In 2021, the company’s peak sales year, VBit sold agreements to host more than 8,400 computers, according to the complaint. The company had just 1,643 on hand.

Meanwhile, of the $48 million of investor funds Vo misappropriated, the CEO “gambled away” around $32 million on other cryptocurrency investments, the complaint says.

For customers that did choose to cash in on their profits, Vo kept several million in a separate account to dole out. Still, the SEC found that VBit had never had enough money to back up the total value of the investments.

And because many customers had only partially purchased their computers, using their newfound income to pay VBit back the balance they owed on the device, the scheme largely averted their suspicions.

At least until the company’s final days.

A mysterious exit

On Oct. 19, 2021, Vo learned the SEC was investigating his company for selling unregistered securities, according to the complaint.

The CEO soon began laying the seeds of a supposed sale of his company to a new firm, Advanced Mining Group.

A website for Advanced Mining was registered on Nov. 1, and by January 2022, a news release went out to crypto-related news outlets announcing that VBit had been sold for more than $100 million.

The sale would give Vo “peace of mind and freedom to focus on my health,” the CEO said in a cryptic statement.

Meanwhile, Vo began transferring investors’ money to his family and himself.

More than $15 million went to Vo’s personal bank account, according to the complaint. His sister received $300,000, his brother, $500,000, and his mother, $100,000.

Vo’s daughter, who is a minor, received $1 million in a trust fund. None of the family members provided services in exchange for the funds, the complaint says.

The only person who received more than Vo’s daughter was his wife, Phuong D. Vo. The CEO gifted her $1.8 million over a monthlong period, according to the complaint.

And on Nov. 19 — the day Vo began transferring the funds — he filed for divorce from his wife, the complaint says.
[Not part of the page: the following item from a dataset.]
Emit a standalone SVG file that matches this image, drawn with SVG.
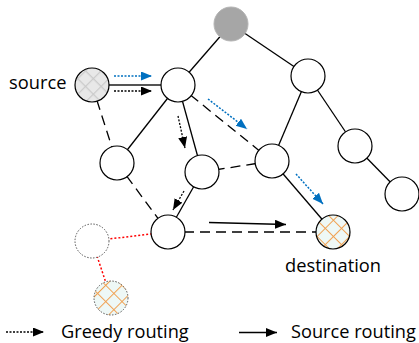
<svg xmlns="http://www.w3.org/2000/svg" width="419" height="343" viewBox="0 0 419 343">
<style>
.node{fill:#fff;stroke:#000;stroke-width:1.2}
.solid{stroke:#000;stroke-width:1.3;fill:none}
.dash{stroke:#000;stroke-width:1.3;stroke-dasharray:10 6;fill:none}
.red{stroke:#ff0000;stroke-width:1.5;stroke-dasharray:2 2;fill:none}
.greedy{stroke:#000;stroke-width:1.3;stroke-dasharray:2 1.5;fill:none;marker-end:url(#ahBlack)}
.blue{stroke:#0070c0;stroke-width:1.5;stroke-dasharray:2 1.5;fill:none;marker-end:url(#ahBlue)}
.src{stroke:#000;stroke-width:1.3;fill:none;marker-end:url(#ahBlack)}
.ghost{fill:#fff;stroke:#555;stroke-width:1;stroke-dasharray:1.5 1.5}
text{font-family:"Open Sans","Liberation Sans",sans-serif;font-size:18.3px;fill:#000}
.leg{font-size:18.2px}
</style>
<defs>
<marker id="ahBlack" markerUnits="userSpaceOnUse" markerWidth="12" markerHeight="10" refX="11" refY="4.5" orient="auto">
<path d="M0,0 L11,4.5 L0,9 z" fill="#000"/>
</marker>
<marker id="ahBlue" markerUnits="userSpaceOnUse" markerWidth="12" markerHeight="10" refX="11" refY="4.5" orient="auto">
<path d="M0,0 L11,4.5 L0,9 z" fill="#0070c0"/>
</marker>
<pattern id="hatchGray" patternUnits="userSpaceOnUse" width="11" height="11" patternTransform="rotate(45)">
<rect width="11" height="11" fill="#e8e8e8"/>
<path d="M0,0 H11 M0,0 V11" stroke="#cacaca" stroke-width="2.4"/>
</pattern>
<pattern id="hatchOrange" patternUnits="userSpaceOnUse" width="11.5" height="11.5" patternTransform="rotate(45)">
<rect width="11.5" height="11.5" fill="#eef8f6"/>
<path d="M0,0 H11.5 M0,0 V11.5" stroke="#f0a050" stroke-width="2"/>
</pattern>
</defs>
<g id="connectors">
<line class="solid" x1="231" y1="24" x2="178" y2="85"/>
<line class="solid" x1="231" y1="24" x2="308" y2="76"/>
<line class="solid" x1="178" y1="85" x2="117" y2="163"/>
<line class="solid" x1="178" y1="85" x2="202" y2="172"/>
<line class="solid" x1="308" y1="76" x2="272" y2="161"/>
<line class="solid" x1="308" y1="76" x2="355" y2="146"/>
<line class="solid" x1="355" y1="146" x2="402" y2="194"/>
<line class="solid" x1="272" y1="161" x2="333" y2="232"/>
<line class="solid" x1="202" y1="172" x2="168" y2="232"/>
<line x1="92" y1="85" x2="178" y2="85" stroke="#555" stroke-width="2"/>
<line class="dash" x1="92" y1="85" x2="117" y2="163"/>
<line class="dash" x1="178" y1="85" x2="272" y2="161"/>
<line class="dash" x1="272" y1="161" x2="202" y2="172"/>
<line class="dash" x1="117" y1="163" x2="168" y2="232"/>
<line class="dash" x1="168" y1="232" x2="333" y2="232"/>
<line class="red" x1="168" y1="232" x2="92" y2="241"/>
<line class="red" x1="92" y1="241" x2="111" y2="298"/>
<line class="blue" x1="114" y1="76" x2="152" y2="76"/>
<line class="greedy" x1="114" y1="91" x2="152" y2="91"/>
<line class="blue" x1="208" y1="99" x2="247" y2="129"/>
<line class="greedy" x1="178" y1="116" x2="185" y2="148"/>
<line class="greedy" x1="184" y1="191" x2="173" y2="210"/>
<line class="blue" x1="296" y1="174" x2="323" y2="204"/>
<line class="src" x1="209" y1="222.5" x2="286" y2="224.5"/>
<line class="greedy" x1="6" y1="332" x2="44" y2="332"/>
<line class="src" x1="239" y1="332.5" x2="277" y2="332.5"/>
</g>
<g id="top"><circle cx="231" cy="24" r="17" fill="#a6a6a6" stroke="#b4b4b4" stroke-width="1"/></g>
<g id="source"><circle cx="92" cy="85" r="17" fill="url(#hatchGray)" stroke="#000" stroke-width="1.2"/><text x="9" y="89">source</text></g>
<g id="nA"><circle class="node" cx="178" cy="85" r="17"/></g>
<g id="nR1"><circle class="node" cx="308" cy="76" r="17"/></g>
<g id="nR2"><circle class="node" cx="355" cy="146" r="17"/></g>
<g id="nR3"><circle class="node" cx="402" cy="194" r="17"/></g>
<g id="nB"><circle class="node" cx="117" cy="163" r="17"/></g>
<g id="nC"><circle class="node" cx="202" cy="172" r="17"/></g>
<g id="nD"><circle class="node" cx="272" cy="161" r="17"/></g>
<g id="nE"><circle class="node" cx="168" cy="232" r="17"/></g>
<g id="destination"><circle cx="333" cy="232" r="17" fill="url(#hatchOrange)" stroke="#000" stroke-width="1.2"/><text x="285" y="272">destination</text></g>
<g id="ghost"><circle class="ghost" cx="92" cy="241" r="17"/></g>
<g id="orange"><circle cx="111" cy="298" r="17" fill="url(#hatchOrange)" stroke="#555" stroke-width="1" stroke-dasharray="1.5 1.5"/></g>
<g id="legend">
<text class="leg" x="61" y="337.5">Greedy routing</text>
<text class="leg" x="291" y="337.5">Source routing</text>
</g>
</svg>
The CEO’s travel records indicated he was headed for Vietnam the following day.

For VBit’s customers, Vo’s secretive exit and the supposed sale to Advanced Mining began a period of decline and confusion.

Customers who had been incentivized to recruit other investors through video-based information sessions soon began to lose communication with those higher up in the marketing chain.

And for the sliver of investors who had been cashing in, withdrawals went from taking hours to weeks. By June 2022, customers found they were frozen out of their accounts entirely.

Attempting to explain the chaos, representatives with Advanced Mining told customers through email that the company was having regulatory issues with the SEC. The agency declined to comment on any such probe at the time.

In July, Advanced Mining promised refunds that investors say never came. By the fall, company communication had gone dark.

Customers soon launched a series of unsuccessful lawsuits in multiple states, hoping to claw back their money via a judge. In Washington state, financial regulators opened a smaller-scale investigation into potential fraud on behalf of a group of residents.

In group chats on the messaging app Telegram, hundreds of investors began to gather, finding solace that others, too, had been victims of Vo’s company. Members spent the months after VBit’s collapse speculating about the CEO’s whereabouts and the increasingly unlikely odds of getting their money back.

The SEC’s lawsuit this month signals the first sign of closure in those customers’ yearslong quest for justice.

There has not been a post in one of those chats, dubbed “PA Advanced Mining Lawsuit Group”, since 2023.